Department for Education
Strict new measures to protect vulnerable children in care
Ban on under-16s being placed in unregulated accommodation, consultation proposes.
Putting children under the age of 16 in unregulated accommodation will become illegal, under new plans announced today by Education Secretary Gavin Williamson to drive up the quality of children’s social care.
Minimum standards will also be introduced for unregulated accommodation, which provides accommodation but not care.
Proposals to stop children in care from being placed in inappropriate accommodation will be published as part of a consultation, tackling growing concerns about the number of under-16s being left at risk of exploitation.
Under the strict new proposals, the Government would also introduce national standards for unregulated accommodation to improve the quality and security of the placements. This will mean that where this is used appropriately for young people aged 16 and over, safety and quality is prioritised.
The consultation also proposes new legal powers for Ofsted to crack down on illegal unregistered providers – those providing care for children without being registered to do so – and new measures requiring councils and local police forces to work together before placements in unregulated settings are made out of area, putting the interests of young people at the heart of decisions.
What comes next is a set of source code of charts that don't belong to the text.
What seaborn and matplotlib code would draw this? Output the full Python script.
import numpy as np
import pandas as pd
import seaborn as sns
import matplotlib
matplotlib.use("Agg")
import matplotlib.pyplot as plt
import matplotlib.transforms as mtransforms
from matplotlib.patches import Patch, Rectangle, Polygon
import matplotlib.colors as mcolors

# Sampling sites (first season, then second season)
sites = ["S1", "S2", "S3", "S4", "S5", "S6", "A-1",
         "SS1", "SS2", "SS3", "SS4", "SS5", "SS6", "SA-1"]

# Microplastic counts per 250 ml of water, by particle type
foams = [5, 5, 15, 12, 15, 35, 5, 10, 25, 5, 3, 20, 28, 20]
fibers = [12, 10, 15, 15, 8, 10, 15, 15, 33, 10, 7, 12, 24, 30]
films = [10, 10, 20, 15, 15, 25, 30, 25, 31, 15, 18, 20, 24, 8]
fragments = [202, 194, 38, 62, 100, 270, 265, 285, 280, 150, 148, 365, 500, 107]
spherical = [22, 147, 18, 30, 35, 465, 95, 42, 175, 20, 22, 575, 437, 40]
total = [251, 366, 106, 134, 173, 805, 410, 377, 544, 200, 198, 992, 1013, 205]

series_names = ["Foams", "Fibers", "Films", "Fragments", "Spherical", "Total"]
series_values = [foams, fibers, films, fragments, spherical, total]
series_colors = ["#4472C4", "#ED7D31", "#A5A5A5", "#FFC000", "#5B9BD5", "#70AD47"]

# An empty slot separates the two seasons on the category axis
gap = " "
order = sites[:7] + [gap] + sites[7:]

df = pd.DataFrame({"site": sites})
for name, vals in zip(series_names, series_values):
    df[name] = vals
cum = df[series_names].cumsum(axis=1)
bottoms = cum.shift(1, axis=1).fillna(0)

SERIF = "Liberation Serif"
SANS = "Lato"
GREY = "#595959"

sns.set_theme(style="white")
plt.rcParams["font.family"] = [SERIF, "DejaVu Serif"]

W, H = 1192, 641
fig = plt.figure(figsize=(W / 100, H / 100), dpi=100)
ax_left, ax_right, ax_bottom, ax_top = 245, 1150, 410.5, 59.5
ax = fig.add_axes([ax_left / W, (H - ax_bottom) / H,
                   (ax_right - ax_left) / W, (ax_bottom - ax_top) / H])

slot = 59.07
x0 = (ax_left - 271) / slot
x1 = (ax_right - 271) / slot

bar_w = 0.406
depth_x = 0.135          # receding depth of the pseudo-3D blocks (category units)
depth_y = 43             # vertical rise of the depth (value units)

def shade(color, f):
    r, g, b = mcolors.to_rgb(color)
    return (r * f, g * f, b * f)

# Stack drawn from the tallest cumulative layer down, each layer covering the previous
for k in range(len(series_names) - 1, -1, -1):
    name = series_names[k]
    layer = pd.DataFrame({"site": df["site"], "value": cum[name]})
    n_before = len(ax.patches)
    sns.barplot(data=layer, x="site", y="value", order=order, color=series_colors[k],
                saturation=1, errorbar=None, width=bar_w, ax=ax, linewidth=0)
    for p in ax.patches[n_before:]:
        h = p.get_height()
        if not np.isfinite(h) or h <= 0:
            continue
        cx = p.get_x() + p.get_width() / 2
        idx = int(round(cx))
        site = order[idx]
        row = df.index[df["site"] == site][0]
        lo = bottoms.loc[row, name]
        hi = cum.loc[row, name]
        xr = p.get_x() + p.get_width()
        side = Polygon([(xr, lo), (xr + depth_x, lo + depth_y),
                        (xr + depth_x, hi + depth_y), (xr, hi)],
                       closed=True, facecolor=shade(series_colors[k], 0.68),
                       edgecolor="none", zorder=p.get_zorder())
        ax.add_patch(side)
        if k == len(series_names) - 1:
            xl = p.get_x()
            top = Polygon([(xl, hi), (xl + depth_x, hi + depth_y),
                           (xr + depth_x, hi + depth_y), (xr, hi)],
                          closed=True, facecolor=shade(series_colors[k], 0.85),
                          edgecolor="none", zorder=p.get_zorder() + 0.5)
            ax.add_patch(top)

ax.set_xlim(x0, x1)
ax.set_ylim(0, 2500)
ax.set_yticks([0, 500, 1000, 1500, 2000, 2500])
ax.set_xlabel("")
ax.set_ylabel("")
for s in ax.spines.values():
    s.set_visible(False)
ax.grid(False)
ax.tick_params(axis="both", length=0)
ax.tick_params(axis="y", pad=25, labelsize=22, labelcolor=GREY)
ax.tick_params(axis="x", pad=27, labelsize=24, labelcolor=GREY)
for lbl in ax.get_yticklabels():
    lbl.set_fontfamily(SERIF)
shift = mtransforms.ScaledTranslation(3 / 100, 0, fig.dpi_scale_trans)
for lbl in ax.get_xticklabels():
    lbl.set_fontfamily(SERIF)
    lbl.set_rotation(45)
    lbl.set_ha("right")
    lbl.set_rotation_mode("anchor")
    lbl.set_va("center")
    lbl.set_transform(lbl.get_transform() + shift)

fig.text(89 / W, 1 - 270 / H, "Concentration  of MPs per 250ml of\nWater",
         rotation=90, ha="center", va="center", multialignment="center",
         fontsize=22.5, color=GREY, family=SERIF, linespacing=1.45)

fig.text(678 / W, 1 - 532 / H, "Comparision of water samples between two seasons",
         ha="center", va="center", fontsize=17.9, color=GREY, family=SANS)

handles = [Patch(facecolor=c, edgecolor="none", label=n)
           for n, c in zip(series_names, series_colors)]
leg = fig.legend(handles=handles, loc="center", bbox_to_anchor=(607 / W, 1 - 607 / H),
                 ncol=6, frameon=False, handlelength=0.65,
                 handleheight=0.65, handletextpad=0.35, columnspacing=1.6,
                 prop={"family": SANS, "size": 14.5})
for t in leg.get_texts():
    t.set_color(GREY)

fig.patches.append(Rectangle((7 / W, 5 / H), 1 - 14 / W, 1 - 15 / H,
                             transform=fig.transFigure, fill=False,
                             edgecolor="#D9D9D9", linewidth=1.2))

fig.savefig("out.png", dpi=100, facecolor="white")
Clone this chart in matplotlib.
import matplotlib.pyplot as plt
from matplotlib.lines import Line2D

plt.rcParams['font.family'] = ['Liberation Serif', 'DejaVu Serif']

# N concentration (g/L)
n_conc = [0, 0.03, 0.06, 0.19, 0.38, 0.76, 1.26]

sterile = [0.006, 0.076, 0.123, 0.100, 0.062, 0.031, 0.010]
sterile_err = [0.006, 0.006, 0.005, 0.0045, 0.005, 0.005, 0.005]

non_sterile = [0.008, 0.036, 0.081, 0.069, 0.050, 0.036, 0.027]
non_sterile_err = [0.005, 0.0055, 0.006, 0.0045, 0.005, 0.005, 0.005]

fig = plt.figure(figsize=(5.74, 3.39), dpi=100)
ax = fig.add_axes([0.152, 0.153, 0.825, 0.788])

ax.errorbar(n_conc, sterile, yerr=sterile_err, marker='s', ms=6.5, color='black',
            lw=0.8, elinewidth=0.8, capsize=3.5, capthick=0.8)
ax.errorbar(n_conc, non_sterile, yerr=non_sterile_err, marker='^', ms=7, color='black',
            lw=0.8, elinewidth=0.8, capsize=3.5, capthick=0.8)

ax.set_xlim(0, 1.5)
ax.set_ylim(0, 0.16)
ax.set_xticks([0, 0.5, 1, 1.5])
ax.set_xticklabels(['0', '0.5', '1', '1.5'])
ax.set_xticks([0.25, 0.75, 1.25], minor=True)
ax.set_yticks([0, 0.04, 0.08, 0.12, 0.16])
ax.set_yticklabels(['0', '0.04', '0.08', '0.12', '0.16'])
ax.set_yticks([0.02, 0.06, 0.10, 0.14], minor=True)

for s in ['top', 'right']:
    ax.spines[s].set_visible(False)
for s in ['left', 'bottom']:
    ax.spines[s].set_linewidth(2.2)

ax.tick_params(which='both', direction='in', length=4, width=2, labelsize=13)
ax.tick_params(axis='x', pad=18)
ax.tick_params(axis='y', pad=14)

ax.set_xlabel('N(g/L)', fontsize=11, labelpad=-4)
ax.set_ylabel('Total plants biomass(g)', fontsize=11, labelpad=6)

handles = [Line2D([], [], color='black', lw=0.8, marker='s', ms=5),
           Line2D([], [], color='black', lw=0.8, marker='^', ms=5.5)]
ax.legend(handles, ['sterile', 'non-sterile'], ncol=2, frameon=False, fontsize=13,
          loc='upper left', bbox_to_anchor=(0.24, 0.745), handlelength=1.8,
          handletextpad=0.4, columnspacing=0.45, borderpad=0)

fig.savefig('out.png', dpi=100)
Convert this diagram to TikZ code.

This consultation has been launched to take action as a matter of urgency, ahead of the wider upcoming care review committed to as part of the Government’s manifesto. The Education Secretary confirmed today that this review will be independently led, and look widely across children’s social care with the aim of better supporting, protecting and improving the outcomes of vulnerable children and young people. We are moving forward with the review, making sure that it reflects the experiences of those who have needed a social worker or been in care, and will be setting out more details in due course.
Education Secretary Gavin Williamson said:
There are no circumstances where a child under 16 should be placed in accommodation that does not keep them safe. That is unacceptable and I am taking urgent action to end this practice and drive up the quality of care provided to all vulnerable children.
Social workers and council chiefs have to make difficult decisions about the children in their care, so it’s important that we agree an ambitious approach to these important reforms to bring about lasting change in children’s social care.
While unregulated accommodation can be the right option for some older children, acting as a stepping-stone for young people towards living as an independent adult, the Education Secretary is taking action due to concerns that some of this provision is not good enough, and is particularly concerned about the number of younger children being placed in this provision.
The introduction of new national standards will set a benchmark for unregulated provision, rooting out poor quality. The consultation will run for eight weeks, allowing the sector to have a say in the way measures are brought forward, including:
- banning the use of independent and semi-independent placements for children and young people under the age of 16;
- driving up the quality of support offered in independent and semi-independent provision, through the introduction of national standards;
- ensuring young people’s interests are appropriately represented by their Independent Reviewing Officer (IRO);
- introducing new measures so that local authorities and local police forces liaise before a placement in this provision is made; and
- giving Ofsted new legal powers to crack down on illegal providers.
More than 6,000 looked-after children and young people in England are living in unregulated accommodation, with up to 100 under 16s living in unregulated provision at any one time.
Under the plans, legislation will be amended so that Ofsted can take legal action before prosecution and issue enforcement notices, which will result in illegal providers either being forced to close, register or face a penalty.
The consultation follows a letter sent to all local authorities by the Education Secretary in November, setting out his concerns about under 16s being placed in this provision and asking them to make sure that all children in their area are in safe and suitable accommodation.
Last autumn the Government announced an extra £1 billion for child and adult social services, and the Conservative party manifesto committed to continuing this funding for every year of this parliament to make sure vulnerable young people get the support they need.
Yvette Stanley, Ofsted’s National Director for Social Care, said:
We welcome this consultation and await the outcome with interest. Ofsted has long-held concerns about the rise of unregistered children’s homes. Some of our most vulnerable children are living in places where we don’t know if the people caring for them are suitable or skilled enough to meet their needs – this isn’t acceptable. We’ve also called for better assurance about the quality of unregulated provision for older children. We need a system where children are getting high quality care and support, with the right level of oversight. Ofsted stands ready to play its full part in achieving this.
Mark Russell, Chief Executive at The Children’s Society, said
The numbers of children being placed in unregulated accommodation is on the rise, making this consultation both timely and essential. We are pleased the government is looking carefully at this issue and recognising the wider issues at play, such as the shortage of places where they’re most needed.
Children are often placed in these settings in an emergency and out of their home area, where they may not get the support they need and can be at particular risk of going missing and being criminally or sexually exploited. All accommodation for children in care has to be suitable for their needs and no child should be placed in accommodation where they are not safe. It’s vital that quality standards are introduced across the board. This consultation should lead to tangible changes which address these issues and ensure all children get the help they deserve.